<<<<

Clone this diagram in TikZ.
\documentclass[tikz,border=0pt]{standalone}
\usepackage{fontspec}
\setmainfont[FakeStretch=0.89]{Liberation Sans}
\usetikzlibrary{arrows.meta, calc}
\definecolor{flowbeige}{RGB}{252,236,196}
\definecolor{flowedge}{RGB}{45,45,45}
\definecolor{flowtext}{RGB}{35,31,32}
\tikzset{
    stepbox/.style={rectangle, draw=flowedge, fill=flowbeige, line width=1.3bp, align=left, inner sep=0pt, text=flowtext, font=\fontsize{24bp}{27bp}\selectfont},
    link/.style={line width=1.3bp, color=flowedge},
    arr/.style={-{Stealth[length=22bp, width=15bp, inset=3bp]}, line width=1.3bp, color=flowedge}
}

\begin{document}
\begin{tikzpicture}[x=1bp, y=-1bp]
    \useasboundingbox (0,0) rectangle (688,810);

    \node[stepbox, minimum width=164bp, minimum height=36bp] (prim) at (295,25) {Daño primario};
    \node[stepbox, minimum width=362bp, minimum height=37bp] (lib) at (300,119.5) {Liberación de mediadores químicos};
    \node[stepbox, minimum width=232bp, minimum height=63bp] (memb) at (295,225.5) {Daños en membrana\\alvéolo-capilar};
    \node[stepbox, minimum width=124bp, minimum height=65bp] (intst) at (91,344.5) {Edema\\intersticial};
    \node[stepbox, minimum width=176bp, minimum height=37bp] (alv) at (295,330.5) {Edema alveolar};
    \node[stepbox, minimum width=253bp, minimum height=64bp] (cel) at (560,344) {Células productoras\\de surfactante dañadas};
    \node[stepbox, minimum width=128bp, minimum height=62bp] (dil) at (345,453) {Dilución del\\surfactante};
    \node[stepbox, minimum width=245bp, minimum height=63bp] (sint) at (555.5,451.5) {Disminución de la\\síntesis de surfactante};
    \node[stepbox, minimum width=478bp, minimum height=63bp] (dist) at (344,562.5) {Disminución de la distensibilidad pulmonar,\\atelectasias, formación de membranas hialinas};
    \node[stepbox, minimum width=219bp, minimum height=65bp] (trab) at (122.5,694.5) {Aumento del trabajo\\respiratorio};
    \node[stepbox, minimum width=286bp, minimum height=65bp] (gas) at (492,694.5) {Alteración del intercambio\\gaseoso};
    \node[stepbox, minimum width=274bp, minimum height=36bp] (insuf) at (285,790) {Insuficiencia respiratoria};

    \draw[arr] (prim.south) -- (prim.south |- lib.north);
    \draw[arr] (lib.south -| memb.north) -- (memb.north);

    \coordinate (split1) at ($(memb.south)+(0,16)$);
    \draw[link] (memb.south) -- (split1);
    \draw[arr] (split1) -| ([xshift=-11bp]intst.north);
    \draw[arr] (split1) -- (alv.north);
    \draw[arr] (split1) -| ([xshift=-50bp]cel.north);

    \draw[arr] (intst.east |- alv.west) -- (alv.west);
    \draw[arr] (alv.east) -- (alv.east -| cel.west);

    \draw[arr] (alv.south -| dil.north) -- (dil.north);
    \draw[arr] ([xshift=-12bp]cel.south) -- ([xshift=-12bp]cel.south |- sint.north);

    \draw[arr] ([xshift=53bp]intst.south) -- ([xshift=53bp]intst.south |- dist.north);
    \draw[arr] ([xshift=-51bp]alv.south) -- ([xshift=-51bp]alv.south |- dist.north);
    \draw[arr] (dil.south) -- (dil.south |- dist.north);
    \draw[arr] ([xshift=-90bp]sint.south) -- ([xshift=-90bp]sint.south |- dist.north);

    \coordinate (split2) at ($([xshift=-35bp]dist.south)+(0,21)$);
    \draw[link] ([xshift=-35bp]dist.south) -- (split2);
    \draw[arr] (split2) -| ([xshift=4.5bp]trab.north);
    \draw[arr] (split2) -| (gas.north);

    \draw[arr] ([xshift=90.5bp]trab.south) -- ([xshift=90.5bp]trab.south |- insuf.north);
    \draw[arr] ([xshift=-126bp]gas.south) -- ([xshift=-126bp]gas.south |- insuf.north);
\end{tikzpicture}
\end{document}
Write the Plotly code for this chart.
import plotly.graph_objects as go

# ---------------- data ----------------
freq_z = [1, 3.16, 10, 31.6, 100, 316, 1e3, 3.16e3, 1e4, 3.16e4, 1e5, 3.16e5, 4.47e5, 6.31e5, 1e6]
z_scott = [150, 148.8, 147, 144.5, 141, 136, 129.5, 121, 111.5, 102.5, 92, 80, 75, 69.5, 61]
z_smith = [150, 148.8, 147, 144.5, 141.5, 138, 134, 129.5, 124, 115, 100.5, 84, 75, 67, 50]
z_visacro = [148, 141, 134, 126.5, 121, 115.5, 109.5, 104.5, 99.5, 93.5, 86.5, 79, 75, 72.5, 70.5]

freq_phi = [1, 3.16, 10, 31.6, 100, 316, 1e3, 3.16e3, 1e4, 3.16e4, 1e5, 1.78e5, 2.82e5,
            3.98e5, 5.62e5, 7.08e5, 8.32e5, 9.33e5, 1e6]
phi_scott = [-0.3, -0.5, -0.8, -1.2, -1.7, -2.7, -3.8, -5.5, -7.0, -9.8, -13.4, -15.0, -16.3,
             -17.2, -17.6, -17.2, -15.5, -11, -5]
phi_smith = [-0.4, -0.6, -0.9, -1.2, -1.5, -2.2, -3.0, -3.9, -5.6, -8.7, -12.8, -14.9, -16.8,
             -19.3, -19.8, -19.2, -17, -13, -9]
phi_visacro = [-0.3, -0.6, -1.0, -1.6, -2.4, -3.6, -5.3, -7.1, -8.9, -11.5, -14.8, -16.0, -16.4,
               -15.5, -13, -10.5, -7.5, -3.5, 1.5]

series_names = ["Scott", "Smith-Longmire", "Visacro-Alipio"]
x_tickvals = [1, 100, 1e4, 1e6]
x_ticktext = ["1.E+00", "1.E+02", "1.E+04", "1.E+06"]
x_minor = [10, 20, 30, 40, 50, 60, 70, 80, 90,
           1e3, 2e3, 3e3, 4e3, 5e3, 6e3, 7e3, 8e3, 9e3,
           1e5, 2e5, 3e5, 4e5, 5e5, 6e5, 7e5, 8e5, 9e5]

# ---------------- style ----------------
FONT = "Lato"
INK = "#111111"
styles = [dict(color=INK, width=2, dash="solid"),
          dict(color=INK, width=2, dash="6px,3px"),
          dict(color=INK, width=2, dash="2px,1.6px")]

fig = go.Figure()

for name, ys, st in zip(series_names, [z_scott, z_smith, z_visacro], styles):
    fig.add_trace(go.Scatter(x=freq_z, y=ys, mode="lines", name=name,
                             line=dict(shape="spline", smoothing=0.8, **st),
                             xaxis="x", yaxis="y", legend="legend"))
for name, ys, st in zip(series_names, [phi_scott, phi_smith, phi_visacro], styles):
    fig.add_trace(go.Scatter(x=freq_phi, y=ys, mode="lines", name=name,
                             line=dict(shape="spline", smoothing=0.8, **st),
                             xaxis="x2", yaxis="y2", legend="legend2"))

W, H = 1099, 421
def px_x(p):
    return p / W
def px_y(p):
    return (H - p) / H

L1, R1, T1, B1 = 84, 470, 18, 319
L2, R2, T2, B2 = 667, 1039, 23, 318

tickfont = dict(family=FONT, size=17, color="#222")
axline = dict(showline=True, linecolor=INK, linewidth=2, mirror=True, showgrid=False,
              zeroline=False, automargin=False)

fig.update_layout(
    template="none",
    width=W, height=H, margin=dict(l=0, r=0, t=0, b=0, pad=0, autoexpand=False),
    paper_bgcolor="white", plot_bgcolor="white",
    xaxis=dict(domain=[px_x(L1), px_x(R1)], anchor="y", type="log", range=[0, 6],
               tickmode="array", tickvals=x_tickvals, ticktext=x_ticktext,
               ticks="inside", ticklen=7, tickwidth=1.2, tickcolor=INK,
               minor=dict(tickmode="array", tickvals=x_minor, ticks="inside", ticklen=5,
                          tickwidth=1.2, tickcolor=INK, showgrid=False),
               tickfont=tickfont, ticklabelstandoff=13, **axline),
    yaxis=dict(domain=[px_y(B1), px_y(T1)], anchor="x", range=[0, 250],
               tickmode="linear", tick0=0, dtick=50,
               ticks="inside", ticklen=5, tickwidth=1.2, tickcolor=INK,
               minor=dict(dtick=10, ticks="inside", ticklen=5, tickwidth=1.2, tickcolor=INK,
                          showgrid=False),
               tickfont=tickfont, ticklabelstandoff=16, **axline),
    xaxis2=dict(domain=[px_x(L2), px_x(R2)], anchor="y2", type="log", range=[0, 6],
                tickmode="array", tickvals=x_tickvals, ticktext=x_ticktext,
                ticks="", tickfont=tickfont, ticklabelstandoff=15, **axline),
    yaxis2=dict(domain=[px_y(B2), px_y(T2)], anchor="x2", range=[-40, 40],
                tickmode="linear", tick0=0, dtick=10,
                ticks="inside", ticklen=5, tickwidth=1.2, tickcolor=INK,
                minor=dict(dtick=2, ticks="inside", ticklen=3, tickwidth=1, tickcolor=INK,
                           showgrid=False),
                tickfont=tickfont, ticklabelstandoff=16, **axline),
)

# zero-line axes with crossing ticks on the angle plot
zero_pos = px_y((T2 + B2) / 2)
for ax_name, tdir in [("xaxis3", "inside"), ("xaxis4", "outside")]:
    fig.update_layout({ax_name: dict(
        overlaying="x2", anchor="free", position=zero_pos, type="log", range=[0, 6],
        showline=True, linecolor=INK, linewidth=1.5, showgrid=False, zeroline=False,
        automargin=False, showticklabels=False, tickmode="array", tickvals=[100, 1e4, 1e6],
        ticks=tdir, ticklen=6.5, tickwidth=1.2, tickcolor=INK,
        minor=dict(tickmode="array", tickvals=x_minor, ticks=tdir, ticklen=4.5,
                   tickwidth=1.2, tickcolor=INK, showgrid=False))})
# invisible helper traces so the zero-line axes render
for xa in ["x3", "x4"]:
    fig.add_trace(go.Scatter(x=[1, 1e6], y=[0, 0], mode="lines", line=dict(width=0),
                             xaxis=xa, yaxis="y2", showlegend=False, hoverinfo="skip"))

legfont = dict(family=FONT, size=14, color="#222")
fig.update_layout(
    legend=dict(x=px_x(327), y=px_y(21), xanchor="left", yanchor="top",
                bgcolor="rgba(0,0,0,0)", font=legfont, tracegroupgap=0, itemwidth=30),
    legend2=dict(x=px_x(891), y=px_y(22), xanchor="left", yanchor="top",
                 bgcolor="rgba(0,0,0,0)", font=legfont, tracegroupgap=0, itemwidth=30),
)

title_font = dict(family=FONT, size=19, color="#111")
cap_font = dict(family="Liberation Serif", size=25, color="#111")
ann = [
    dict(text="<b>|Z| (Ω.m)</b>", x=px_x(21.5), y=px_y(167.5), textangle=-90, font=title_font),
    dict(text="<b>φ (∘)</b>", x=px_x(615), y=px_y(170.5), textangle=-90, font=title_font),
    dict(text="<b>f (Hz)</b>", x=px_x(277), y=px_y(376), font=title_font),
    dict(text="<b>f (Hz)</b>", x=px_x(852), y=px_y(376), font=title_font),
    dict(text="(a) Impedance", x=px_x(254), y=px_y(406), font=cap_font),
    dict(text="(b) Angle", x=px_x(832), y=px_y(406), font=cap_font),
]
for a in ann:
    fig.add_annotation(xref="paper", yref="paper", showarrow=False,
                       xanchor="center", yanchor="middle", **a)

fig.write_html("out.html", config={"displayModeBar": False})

>>>>
<<<<

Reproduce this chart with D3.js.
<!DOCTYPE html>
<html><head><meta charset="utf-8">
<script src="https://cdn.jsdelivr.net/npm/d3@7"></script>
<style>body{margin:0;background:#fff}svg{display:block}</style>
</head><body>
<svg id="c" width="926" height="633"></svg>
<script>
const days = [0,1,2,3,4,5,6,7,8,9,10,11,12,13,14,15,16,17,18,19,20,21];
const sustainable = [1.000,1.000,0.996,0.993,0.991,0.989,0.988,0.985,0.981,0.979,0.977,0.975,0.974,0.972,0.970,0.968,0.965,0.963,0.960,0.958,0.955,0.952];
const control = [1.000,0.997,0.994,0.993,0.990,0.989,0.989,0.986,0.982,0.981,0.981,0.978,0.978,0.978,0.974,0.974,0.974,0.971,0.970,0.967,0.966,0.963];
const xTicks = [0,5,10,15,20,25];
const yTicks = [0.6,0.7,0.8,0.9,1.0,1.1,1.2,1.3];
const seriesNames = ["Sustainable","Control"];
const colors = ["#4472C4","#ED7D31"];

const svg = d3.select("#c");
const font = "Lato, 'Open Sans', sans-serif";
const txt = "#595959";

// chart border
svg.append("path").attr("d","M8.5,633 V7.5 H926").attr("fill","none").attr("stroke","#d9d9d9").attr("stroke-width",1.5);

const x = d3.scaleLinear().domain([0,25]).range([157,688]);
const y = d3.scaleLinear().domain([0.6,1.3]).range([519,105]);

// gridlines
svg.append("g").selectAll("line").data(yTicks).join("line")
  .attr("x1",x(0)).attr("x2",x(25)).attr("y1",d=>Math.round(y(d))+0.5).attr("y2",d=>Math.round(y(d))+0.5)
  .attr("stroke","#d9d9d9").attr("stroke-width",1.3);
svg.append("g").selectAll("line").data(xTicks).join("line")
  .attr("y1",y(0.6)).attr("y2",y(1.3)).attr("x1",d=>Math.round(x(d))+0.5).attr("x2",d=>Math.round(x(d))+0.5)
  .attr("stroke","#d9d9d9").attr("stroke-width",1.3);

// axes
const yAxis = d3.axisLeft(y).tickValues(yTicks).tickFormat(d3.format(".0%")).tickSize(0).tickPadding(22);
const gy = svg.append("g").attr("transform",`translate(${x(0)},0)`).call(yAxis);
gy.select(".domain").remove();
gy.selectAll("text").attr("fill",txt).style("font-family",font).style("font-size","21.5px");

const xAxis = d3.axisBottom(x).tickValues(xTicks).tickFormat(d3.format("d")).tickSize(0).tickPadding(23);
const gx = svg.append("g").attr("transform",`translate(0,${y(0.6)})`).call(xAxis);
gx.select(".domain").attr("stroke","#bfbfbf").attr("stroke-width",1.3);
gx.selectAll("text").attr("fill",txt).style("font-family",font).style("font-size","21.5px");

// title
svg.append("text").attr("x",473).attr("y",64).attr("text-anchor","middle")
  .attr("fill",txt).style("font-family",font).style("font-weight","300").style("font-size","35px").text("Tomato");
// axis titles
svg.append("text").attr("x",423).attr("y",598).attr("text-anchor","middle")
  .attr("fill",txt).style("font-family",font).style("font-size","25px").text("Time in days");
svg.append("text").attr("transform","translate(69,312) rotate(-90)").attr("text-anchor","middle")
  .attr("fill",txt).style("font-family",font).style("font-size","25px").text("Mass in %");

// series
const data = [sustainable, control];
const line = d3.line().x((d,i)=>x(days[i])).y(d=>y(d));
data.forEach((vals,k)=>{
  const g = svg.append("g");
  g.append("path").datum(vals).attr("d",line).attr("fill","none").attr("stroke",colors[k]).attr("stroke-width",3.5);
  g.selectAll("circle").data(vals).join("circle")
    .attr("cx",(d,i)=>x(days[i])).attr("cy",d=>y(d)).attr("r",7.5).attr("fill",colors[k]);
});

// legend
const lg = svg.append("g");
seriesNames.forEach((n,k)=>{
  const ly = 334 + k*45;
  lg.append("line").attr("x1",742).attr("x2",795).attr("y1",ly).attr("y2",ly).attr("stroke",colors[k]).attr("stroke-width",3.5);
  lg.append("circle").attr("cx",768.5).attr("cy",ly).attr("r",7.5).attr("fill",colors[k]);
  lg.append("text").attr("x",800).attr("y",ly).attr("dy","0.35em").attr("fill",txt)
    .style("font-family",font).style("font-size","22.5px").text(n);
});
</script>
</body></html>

>>>>

> WHAT YOU WILL DO: Where a line of the data holds "chart", show that line.

> SOLUTION BELOW:
Write the Plotly code for this chart.
Reproduce this chart with D3.js.
// chart border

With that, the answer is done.